Yesterday I attended the installation of the Rev. Elizbaeth A. Eaton as the Bishop of the Northeastern Ohio Synod of the Evangelical Lutheran Church in America. She was elected to this office on December 2, 2006, the first woman to be elected bishop of the Northeastern Ohio Synod and the first in Region 6 (which includes six synods covering Ohio, the lower peninsula of Michigan, Indiana and Kentucky). Her election brings the total of female bishops in the ELCA to nine (out of sixty-five), two of whom were elected last year. This is a hopeful sign that the "stained glass ceiling" is beginning to crack, but there is much to suggest that women still have a way to go to achieve equity with their male colleagues in ministry.

The installation was poignant for its historical signficance, but in my case, it was also poignant for its personal significance. In the fall of 1980, Liz arrived at my home congregation, All Saints Lutheran Church in Worthington, Ohio, to be our intern (she ended up being called as assistant pastor and stayed another 10 years)! I was a member of her high school youth group that year and she became an important mentor for me, eventually serving as the sponsor at my ordination. Until I met her, I didn't even know that women could be pastors. She has been a model for me and my pastoral ministry in many ways. It was an honor to be at her service and to have been among those asked to participate in the service (I read the second lesson). [Note: The picture of us above is from her 25th Ordination Anniversary Celebration this past June, at Messiah Lutheran in Ashtabula. For pictures from the installation, click here].

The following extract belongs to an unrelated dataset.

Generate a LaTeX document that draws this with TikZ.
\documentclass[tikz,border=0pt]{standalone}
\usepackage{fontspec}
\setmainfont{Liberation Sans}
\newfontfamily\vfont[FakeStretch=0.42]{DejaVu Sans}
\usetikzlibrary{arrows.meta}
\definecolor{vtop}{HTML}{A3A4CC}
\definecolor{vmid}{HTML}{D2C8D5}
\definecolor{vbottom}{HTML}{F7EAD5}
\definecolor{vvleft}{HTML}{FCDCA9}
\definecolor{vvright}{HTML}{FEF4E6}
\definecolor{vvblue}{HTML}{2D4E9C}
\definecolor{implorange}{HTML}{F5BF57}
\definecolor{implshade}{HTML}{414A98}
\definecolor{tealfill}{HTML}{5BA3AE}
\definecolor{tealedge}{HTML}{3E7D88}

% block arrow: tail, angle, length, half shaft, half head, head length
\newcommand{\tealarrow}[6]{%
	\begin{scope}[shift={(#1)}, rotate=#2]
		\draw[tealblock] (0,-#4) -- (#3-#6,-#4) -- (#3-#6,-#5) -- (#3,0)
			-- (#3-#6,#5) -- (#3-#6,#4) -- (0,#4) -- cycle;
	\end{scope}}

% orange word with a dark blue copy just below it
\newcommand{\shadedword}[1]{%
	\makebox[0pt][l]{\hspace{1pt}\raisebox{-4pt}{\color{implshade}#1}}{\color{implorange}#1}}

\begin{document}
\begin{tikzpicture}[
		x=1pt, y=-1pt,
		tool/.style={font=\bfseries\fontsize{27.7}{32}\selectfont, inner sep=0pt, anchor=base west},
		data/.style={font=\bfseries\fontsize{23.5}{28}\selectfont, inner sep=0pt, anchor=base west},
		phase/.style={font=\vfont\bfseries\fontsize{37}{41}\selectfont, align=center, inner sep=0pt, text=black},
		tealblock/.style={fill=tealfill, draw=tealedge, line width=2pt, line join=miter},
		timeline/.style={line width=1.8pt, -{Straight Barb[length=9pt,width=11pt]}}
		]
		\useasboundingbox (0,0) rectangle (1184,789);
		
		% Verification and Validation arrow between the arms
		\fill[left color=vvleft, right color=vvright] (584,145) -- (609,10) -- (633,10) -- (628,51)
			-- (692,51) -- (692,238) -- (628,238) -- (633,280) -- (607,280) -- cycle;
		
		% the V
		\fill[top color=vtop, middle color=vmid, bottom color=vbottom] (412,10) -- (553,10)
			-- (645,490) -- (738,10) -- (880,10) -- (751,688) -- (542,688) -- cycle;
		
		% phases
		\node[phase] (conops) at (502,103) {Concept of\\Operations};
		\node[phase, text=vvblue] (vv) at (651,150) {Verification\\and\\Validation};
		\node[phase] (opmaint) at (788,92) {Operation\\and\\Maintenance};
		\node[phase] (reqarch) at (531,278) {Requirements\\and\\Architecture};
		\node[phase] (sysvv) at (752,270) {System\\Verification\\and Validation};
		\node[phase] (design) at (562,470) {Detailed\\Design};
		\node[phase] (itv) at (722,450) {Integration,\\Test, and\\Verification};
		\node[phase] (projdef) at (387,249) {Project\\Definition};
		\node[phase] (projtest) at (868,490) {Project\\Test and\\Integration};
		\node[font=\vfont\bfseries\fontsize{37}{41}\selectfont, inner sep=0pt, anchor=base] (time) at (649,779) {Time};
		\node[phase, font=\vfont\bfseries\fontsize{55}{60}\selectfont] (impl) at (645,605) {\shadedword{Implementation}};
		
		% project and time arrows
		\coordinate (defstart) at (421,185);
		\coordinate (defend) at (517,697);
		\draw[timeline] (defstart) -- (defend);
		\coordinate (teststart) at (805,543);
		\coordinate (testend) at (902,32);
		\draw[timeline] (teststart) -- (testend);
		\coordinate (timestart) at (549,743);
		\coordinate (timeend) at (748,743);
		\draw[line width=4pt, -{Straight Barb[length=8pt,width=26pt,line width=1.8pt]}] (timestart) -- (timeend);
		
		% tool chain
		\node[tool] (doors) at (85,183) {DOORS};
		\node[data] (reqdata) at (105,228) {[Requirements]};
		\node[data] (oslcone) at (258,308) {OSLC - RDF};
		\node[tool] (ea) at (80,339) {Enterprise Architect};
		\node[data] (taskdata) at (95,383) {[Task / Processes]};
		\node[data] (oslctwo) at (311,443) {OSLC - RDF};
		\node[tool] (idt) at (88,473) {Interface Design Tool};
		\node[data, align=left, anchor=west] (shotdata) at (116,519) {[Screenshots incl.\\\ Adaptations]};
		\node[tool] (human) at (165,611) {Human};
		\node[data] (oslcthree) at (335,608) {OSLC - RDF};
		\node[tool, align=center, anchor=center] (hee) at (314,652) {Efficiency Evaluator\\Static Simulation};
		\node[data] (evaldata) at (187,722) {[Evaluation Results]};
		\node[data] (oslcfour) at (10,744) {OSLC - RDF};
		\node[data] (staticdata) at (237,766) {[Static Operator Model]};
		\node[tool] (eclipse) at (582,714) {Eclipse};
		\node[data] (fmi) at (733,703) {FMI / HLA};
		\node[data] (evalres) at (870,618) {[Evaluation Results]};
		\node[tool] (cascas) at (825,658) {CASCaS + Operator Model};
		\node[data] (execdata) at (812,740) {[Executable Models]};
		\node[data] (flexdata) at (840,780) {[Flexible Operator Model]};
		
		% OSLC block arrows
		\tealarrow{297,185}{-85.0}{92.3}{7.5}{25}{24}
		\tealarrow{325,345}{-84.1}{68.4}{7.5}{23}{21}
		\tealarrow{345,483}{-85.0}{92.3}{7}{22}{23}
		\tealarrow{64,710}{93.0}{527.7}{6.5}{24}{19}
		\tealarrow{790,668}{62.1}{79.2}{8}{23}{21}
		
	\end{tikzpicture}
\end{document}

I know that the Northeastern Ohio Synod will be led ably by Bishop Eaton, who will bring energy, compassion, wisdom, a love for the whole church, and a clear passion for sharing the good news and speaking out for the poor and marginalized to her new office (not to mention a killer sense of humor). Godspeed to you, Liz, and the people of the Northeastern Ohio Synod, as you begin your new call and ministry!

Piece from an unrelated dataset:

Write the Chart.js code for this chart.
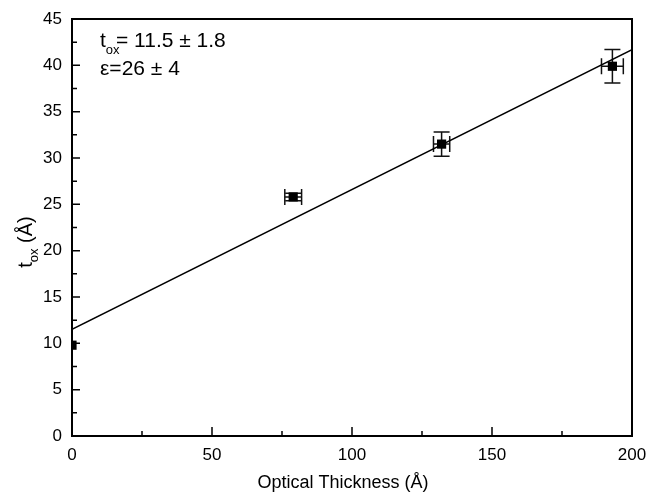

Faith as a Way of Life--A Vision for Pastoral Leadership

One of the neat things about the blogosphere is that you never know who you will "meet" on it. Christian Scharen, a fellow Lutheran theologian and pastor, posted a response to my first post. He is the director of the Faith as a Way of Life Project, an initiative of the Yale Center for Faith and Culture. He is also in the process of revising a book on this topic, entitled "Faith as Way of Life: A Vision for Pastoral Leadership" (Eerdmans Publishing Company, due out in fall 2007).

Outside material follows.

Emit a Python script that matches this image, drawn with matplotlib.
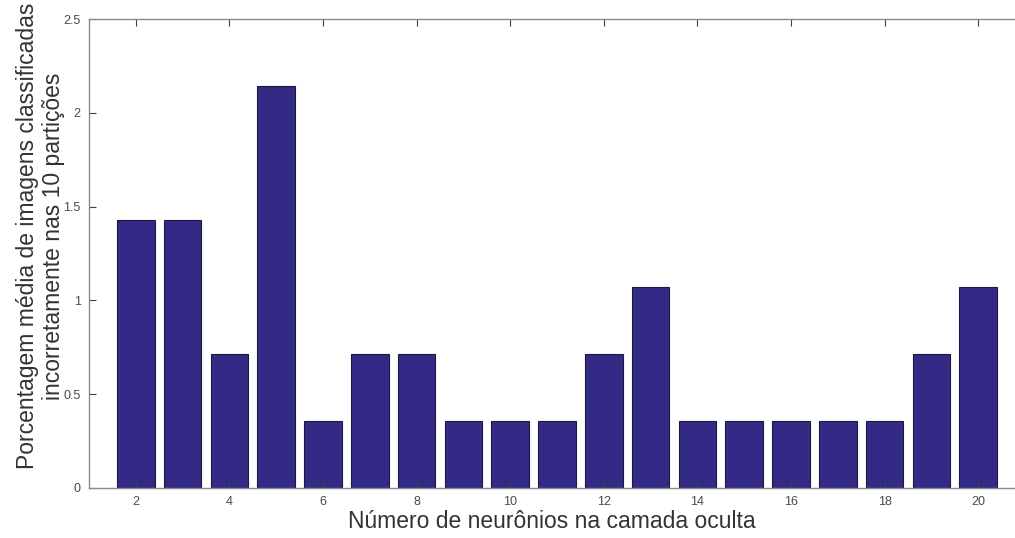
import matplotlib
matplotlib.use("Agg")
import matplotlib.pyplot as plt

plt.rcParams['font.family'] = ['Liberation Sans', 'DejaVu Sans']

neurons = list(range(2, 21))
erro = [1.429, 1.429, 0.714, 2.143, 0.357, 0.714, 0.714, 0.357, 0.357, 0.357,
        0.714, 1.071, 0.357, 0.357, 0.357, 0.357, 0.357, 0.714, 1.071]
xticks = [2, 4, 6, 8, 10, 12, 14, 16, 18, 20]
yticks = [0, 0.5, 1, 1.5, 2, 2.5]
ytick_labels = ['0', '0.5', '1', '1.5', '2', '2.5']

fig = plt.figure(figsize=(10.15, 5.38), dpi=100)
ax = fig.add_axes([89/1015, 50/538, 936/1015, 469/538])
ax.bar(neurons, erro, width=0.8, color='#332a86', edgecolor='#1a1a40', linewidth=0.8)
ax.set_xlim(1, 21)
ax.set_ylim(0, 2.5)
ax.set_xticks(xticks)
ax.set_xticklabels([str(t) for t in xticks])
ax.set_yticks(yticks)
ax.set_yticklabels(ytick_labels)
for s in ax.spines.values():
    s.set_color('#8a8a8a')
    s.set_linewidth(1.0)
ax.spines['right'].set_visible(False)
ax.tick_params(direction='in', top=True, right=False, length=5, width=0.8,
               color='#404040', labelsize=9, labelcolor='#4a4a4a', pad=6)
ax.set_xlabel('Número de neurônios na camada oculta', fontsize=16.5, color='#333333')
ax.xaxis.set_label_coords(0.494, -0.047)
ax.set_ylabel('Porcentagem média de imagens classificadas\nincorretamente nas 10 partições',
              fontsize=16.5, color='#333333', linespacing=1.15)
ax.yaxis.set_label_coords(-0.026, 0.537)
fig.savefig('out.png', dpi=100)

Here is what he says about the project and book (and those who know me will see why I am excited about it):

The Christian faith is a coherent vision for a way of life in response to Jesus' invitation to “follow me.” The life of faith lived in response to Jesus’ invitation--and the leadership called to guide and foster faithful lives—follows a basic pattern. That pattern is one of gathering and scattering; gathered into the life of God in Christ the life of God in Christ through the power of the Spirit and scattered for the sake of witness and service in daily life. In an era when many churches focus almost exclusively on gathering, the reassertion of this pattern has very real power.

Yet simply pointing to this pattern isn’t enough. It needs to be further said that the new way of life this pattern implies finds its intellectual and moral content in God's action for us through the life, death, and resurrection of Jesus Christ. That is, faith is a shorthand way of saying the creedal orthodoxy of the Christian faith--the beliefs summarized at the climax of Peter’s Pentecost sermon in Acts of the Apostles 2:38 “God has made him both Lord and Messiah, this Jesus whom you crucified.” The story of Jesus Christ as gospel is the faith we confess and that faith, rather than some conglomeration of vague beliefs, is the shaping force orienting Christian faith.

Yet our way of life is not simply an interconnected set of beliefs, either. We must go one step further to finally get the necessary picture. The Christian faith as belief gives shape to a life lived daily in and for the sake of God’s reconciling work in the world. Yale theologian Miroslav Volf, who wrote the proposal for the FWL Project, argues that “the core task of pastoral leadership today—and a signal mark of its excellence—is the task of shaping persons and communities for living faith as a way of life in the world.” Christian discipleship, and the life of the Christian ministry that serves such discipleship, is, as Volf so plainly states, a way of life not for its own sake, as if sectarian purity were the goal, but for the sake of the world. Christian ministry is deeply concerned with connecting faith to the daily lives of
disciples.

Pastors will be able to impart this vision of faith only if they themselves are compelled by it and if their parishioners find that the model helps them make sense of life as a whole. One of the most pressing needs of pastoral ministry is therefore to develop, sustain, and legitimize reflection on Christian faith not simply as a set of propositions to believe, commandments to obey, or rituals to perform but as an orienting force that impacts every aspect of daily life."